The company was founded in 1982 by former Burlington Industries textile president Ely Callaway. A dynamic leader and famously successful businessman, Mr. Callaway sold his Temecula, CA-based winery for a $9 million profit and found a new business opportunity when he spotted a wooden pitching wedge in a Palm Springs-area golf shop. The club was reminiscent of the hickory-shafted clubs he had used as a child, but this shaft was hollowed and filled with a steel core for consistency and strength. He bought half of Hickory Stick USA and renamed it Callaway Hickory Stick USA.

Using his trademark formula – hire the best people and think big – Mr. Callaway lured successful billiard cue designer Richard C. Helmstetter away from his business in Japan to become chief club designer. Pro shop owners still recall Mr. Callaway delivering his latest “Demonstrably Superior and Pleasingly Different” clubs from the trunk of his Cadillac in the early days, and before long, he bought out his partners and shortened the company name to Callaway Golf. Soon after, Helmstetter invented a large-volume steel clubhead that was wildly different from other drivers on the market. The club was easier to hit and more forgiving longer shots. Mr. Callaway named the club Big Bertha – it was unusually large and wide compared to other clubs of the time. The new technology forever changed the golf equipment industry, and in 1992, Callaway Golf went public on the NYSE.

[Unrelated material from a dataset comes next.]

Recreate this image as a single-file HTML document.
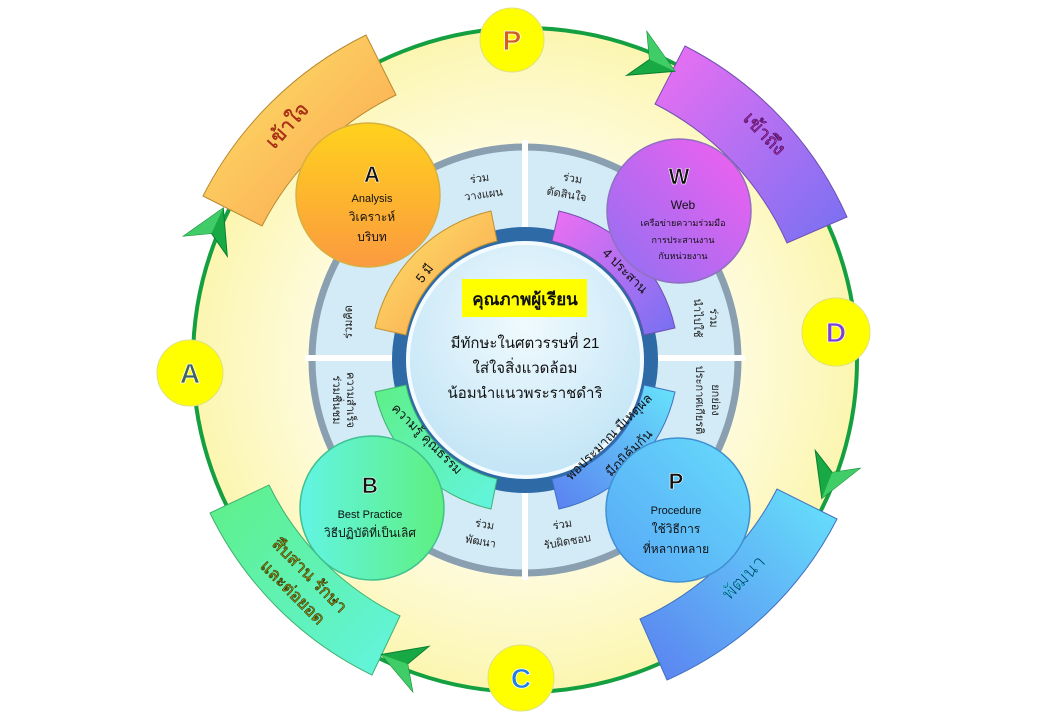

Today, the company continues to develop and manufacture technologically advanced golf equipment, including its line of two- and three-piece golf balls, as well as its Fusion FT-3 Driver, which combines titanium and carbon composite materials and allows golfers to choose internal weighting options that can counteract a slice or hook or enhance a draw or fade. Phil Mickelson used two versions of the FT-3 in his 2006 Masters victory. Swedish sensation Annika Sorenstam became the only woman to shoot 59 in competition in 2001 and in 2006 used the FT-3 Driver to earn her 10th major championship victory.